⟨

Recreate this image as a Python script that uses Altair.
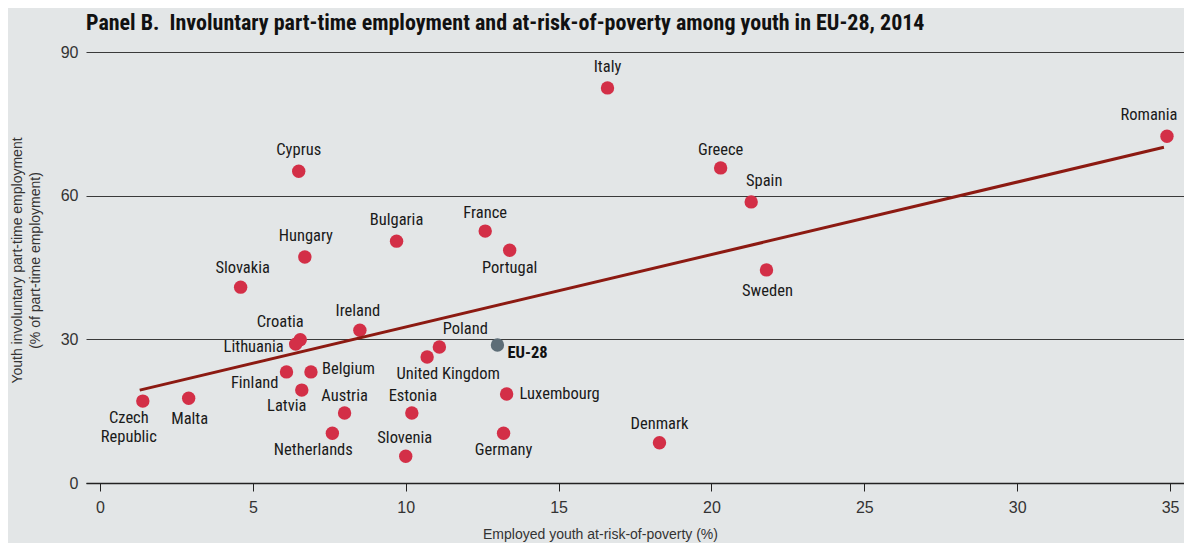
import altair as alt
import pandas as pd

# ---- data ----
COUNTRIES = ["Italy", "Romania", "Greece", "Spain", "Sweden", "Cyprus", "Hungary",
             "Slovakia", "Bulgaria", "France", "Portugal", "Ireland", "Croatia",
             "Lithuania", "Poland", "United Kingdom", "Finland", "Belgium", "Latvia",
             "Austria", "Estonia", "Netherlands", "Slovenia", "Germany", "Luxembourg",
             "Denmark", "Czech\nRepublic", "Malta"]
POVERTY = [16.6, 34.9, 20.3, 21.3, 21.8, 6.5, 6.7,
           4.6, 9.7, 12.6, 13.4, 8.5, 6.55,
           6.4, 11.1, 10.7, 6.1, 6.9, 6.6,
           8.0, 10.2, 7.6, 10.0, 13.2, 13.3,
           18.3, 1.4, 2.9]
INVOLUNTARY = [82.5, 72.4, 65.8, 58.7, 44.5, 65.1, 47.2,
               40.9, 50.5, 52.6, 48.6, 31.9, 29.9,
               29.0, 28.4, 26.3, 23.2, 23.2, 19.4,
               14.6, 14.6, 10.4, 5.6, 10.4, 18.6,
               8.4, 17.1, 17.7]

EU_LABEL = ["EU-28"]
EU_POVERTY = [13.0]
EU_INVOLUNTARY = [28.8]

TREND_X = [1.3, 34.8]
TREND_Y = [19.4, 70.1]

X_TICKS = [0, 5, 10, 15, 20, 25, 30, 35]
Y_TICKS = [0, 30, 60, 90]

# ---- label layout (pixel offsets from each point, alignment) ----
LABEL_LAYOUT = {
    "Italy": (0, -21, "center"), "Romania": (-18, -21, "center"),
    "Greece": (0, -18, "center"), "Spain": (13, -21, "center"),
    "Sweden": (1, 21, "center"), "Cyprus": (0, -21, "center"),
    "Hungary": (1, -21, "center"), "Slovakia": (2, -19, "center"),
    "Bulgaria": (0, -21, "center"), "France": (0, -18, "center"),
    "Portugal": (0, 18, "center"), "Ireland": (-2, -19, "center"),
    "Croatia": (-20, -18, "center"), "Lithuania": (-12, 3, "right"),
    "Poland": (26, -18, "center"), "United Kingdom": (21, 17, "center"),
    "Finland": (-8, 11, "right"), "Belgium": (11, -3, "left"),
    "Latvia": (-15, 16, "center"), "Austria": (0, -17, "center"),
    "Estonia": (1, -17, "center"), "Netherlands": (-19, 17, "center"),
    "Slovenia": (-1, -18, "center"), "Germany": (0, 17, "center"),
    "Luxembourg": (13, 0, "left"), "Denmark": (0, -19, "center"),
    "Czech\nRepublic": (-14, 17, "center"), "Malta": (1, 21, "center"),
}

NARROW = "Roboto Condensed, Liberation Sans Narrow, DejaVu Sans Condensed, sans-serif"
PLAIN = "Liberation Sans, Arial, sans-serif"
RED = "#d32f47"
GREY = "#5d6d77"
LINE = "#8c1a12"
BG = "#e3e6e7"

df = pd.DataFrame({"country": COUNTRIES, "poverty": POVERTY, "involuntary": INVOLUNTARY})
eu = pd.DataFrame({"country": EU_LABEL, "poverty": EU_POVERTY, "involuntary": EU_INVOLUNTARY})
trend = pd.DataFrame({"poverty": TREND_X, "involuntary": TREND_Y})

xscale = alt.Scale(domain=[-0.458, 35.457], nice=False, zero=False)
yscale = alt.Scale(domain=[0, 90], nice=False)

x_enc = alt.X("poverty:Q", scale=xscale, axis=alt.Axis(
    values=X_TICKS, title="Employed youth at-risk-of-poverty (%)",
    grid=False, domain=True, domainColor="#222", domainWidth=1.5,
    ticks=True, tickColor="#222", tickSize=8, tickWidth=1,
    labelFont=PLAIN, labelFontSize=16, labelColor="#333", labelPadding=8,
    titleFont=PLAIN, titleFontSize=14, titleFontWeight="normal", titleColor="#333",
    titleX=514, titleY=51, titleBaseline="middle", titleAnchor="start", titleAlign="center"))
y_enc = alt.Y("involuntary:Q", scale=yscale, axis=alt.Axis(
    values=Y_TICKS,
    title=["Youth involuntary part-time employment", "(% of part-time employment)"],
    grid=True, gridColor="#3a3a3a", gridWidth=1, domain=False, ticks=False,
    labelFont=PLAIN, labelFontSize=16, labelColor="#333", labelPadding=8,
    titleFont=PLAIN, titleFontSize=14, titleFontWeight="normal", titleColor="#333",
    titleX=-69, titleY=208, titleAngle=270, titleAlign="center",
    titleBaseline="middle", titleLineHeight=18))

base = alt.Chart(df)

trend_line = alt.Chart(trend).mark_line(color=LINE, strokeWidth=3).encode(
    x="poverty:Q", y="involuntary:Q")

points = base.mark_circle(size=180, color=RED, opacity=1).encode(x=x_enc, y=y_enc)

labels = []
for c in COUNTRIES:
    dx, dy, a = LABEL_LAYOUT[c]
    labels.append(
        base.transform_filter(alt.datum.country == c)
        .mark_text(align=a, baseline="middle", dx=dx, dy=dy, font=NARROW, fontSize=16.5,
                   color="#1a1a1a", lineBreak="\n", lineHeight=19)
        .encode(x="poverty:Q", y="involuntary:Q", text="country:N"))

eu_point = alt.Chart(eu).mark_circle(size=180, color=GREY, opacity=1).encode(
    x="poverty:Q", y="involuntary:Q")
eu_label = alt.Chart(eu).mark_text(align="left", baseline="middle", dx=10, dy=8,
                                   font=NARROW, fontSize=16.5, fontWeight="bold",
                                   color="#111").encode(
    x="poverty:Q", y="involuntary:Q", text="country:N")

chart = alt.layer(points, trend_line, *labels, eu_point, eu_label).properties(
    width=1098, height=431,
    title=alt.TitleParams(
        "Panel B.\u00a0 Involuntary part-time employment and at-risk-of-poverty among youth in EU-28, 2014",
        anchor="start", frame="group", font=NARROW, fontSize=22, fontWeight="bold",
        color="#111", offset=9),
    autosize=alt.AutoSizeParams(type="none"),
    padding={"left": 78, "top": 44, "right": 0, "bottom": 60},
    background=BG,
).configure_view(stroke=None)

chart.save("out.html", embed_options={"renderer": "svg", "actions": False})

⟩

Exercise brief:
Your copy of the data should match it exactly, except that pictures are left out.

The answer:
Recreate this image as a Python script that uses Altair.
import altair as alt
import pandas as pd

# ---- data ----
COUNTRIES = ["Italy", "Romania", "Greece", "Spain", "Sweden", "Cyprus", "Hungary",
             "Slovakia", "Bulgaria", "France", "Portugal", "Ireland", "Croatia",
             "Lithuania", "Poland", "United Kingdom", "Finland", "Belgium", "Latvia",
             "Austria", "Estonia", "Netherlands", "Slovenia", "Germany", "Luxembourg",
             "Denmark", "Czech\nRepublic", "Malta"]
POVERTY = [16.6, 34.9, 20.3, 21.3, 21.8, 6.5, 6.7,
           4.6, 9.7, 12.6, 13.4, 8.5, 6.55,
           6.4, 11.1, 10.7, 6.1, 6.9, 6.6,
           8.0, 10.2, 7.6, 10.0, 13.2, 13.3,
           18.3, 1.4, 2.9]
INVOLUNTARY = [82.5, 72.4, 65.8, 58.7, 44.5, 65.1, 47.2,
               40.9, 50.5, 52.6, 48.6, 31.9, 29.9,
               29.0, 28.4, 26.3, 23.2, 23.2, 19.4,
               14.6, 14.6, 10.4, 5.6, 10.4, 18.6,
               8.4, 17.1, 17.7]

EU_LABEL = ["EU-28"]
EU_POVERTY = [13.0]
EU_INVOLUNTARY = [28.8]

TREND_X = [1.3, 34.8]
TREND_Y = [19.4, 70.1]

X_TICKS = [0, 5, 10, 15, 20, 25, 30, 35]
Y_TICKS = [0, 30, 60, 90]

# ---- label layout (pixel offsets from each point, alignment) ----
LABEL_LAYOUT = {
    "Italy": (0, -21, "center"), "Romania": (-18, -21, "center"),
    "Greece": (0, -18, "center"), "Spain": (13, -21, "center"),
    "Sweden": (1, 21, "center"), "Cyprus": (0, -21, "center"),
    "Hungary": (1, -21, "center"), "Slovakia": (2, -19, "center"),
    "Bulgaria": (0, -21, "center"), "France": (0, -18, "center"),
    "Portugal": (0, 18, "center"), "Ireland": (-2, -19, "center"),
    "Croatia": (-20, -18, "center"), "Lithuania": (-12, 3, "right"),
    "Poland": (26, -18, "center"), "United Kingdom": (21, 17, "center"),
    "Finland": (-8, 11, "right"), "Belgium": (11, -3, "left"),
    "Latvia": (-15, 16, "center"), "Austria": (0, -17, "center"),
    "Estonia": (1, -17, "center"), "Netherlands": (-19, 17, "center"),
    "Slovenia": (-1, -18, "center"), "Germany": (0, 17, "center"),
    "Luxembourg": (13, 0, "left"), "Denmark": (0, -19, "center"),
    "Czech\nRepublic": (-14, 17, "center"), "Malta": (1, 21, "center"),
}

NARROW = "Roboto Condensed, Liberation Sans Narrow, DejaVu Sans Condensed, sans-serif"
PLAIN = "Liberation Sans, Arial, sans-serif"
RED = "#d32f47"
GREY = "#5d6d77"
LINE = "#8c1a12"
BG = "#e3e6e7"

df = pd.DataFrame({"country": COUNTRIES, "poverty": POVERTY, "involuntary": INVOLUNTARY})
eu = pd.DataFrame({"country": EU_LABEL, "poverty": EU_POVERTY, "involuntary": EU_INVOLUNTARY})
trend = pd.DataFrame({"poverty": TREND_X, "involuntary": TREND_Y})

xscale = alt.Scale(domain=[-0.458, 35.457], nice=False, zero=False)
yscale = alt.Scale(domain=[0, 90], nice=False)

x_enc = alt.X("poverty:Q", scale=xscale, axis=alt.Axis(
    values=X_TICKS, title="Employed youth at-risk-of-poverty (%)",
    grid=False, domain=True, domainColor="#222", domainWidth=1.5,
    ticks=True, tickColor="#222", tickSize=8, tickWidth=1,
    labelFont=PLAIN, labelFontSize=16, labelColor="#333", labelPadding=8,
    titleFont=PLAIN, titleFontSize=14, titleFontWeight="normal", titleColor="#333",
    titleX=514, titleY=51, titleBaseline="middle", titleAnchor="start", titleAlign="center"))
y_enc = alt.Y("involuntary:Q", scale=yscale, axis=alt.Axis(
    values=Y_TICKS,
    title=["Youth involuntary part-time employment", "(% of part-time employment)"],
    grid=True, gridColor="#3a3a3a", gridWidth=1, domain=False, ticks=False,
    labelFont=PLAIN, labelFontSize=16, labelColor="#333", labelPadding=8,
    titleFont=PLAIN, titleFontSize=14, titleFontWeight="normal", titleColor="#333",
    titleX=-69, titleY=208, titleAngle=270, titleAlign="center",
    titleBaseline="middle", titleLineHeight=18))

base = alt.Chart(df)

trend_line = alt.Chart(trend).mark_line(color=LINE, strokeWidth=3).encode(
    x="poverty:Q", y="involuntary:Q")

points = base.mark_circle(size=180, color=RED, opacity=1).encode(x=x_enc, y=y_enc)

labels = []
for c in COUNTRIES:
    dx, dy, a = LABEL_LAYOUT[c]
    labels.append(
        base.transform_filter(alt.datum.country == c)
        .mark_text(align=a, baseline="middle", dx=dx, dy=dy, font=NARROW, fontSize=16.5,
                   color="#1a1a1a", lineBreak="\n", lineHeight=19)
        .encode(x="poverty:Q", y="involuntary:Q", text="country:N"))

eu_point = alt.Chart(eu).mark_circle(size=180, color=GREY, opacity=1).encode(
    x="poverty:Q", y="involuntary:Q")
eu_label = alt.Chart(eu).mark_text(align="left", baseline="middle", dx=10, dy=8,
                                   font=NARROW, fontSize=16.5, fontWeight="bold",
                                   color="#111").encode(
    x="poverty:Q", y="involuntary:Q", text="country:N")

chart = alt.layer(points, trend_line, *labels, eu_point, eu_label).properties(
    width=1098, height=431,
    title=alt.TitleParams(
        "Panel B.\u00a0 Involuntary part-time employment and at-risk-of-poverty among youth in EU-28, 2014",
        anchor="start", frame="group", font=NARROW, fontSize=22, fontWeight="bold",
        color="#111", offset=9),
    autosize=alt.AutoSizeParams(type="none"),
    padding={"left": 78, "top": 44, "right": 0, "bottom": 60},
    background=BG,
).configure_view(stroke=None)

chart.save("out.html", embed_options={"renderer": "svg", "actions": False})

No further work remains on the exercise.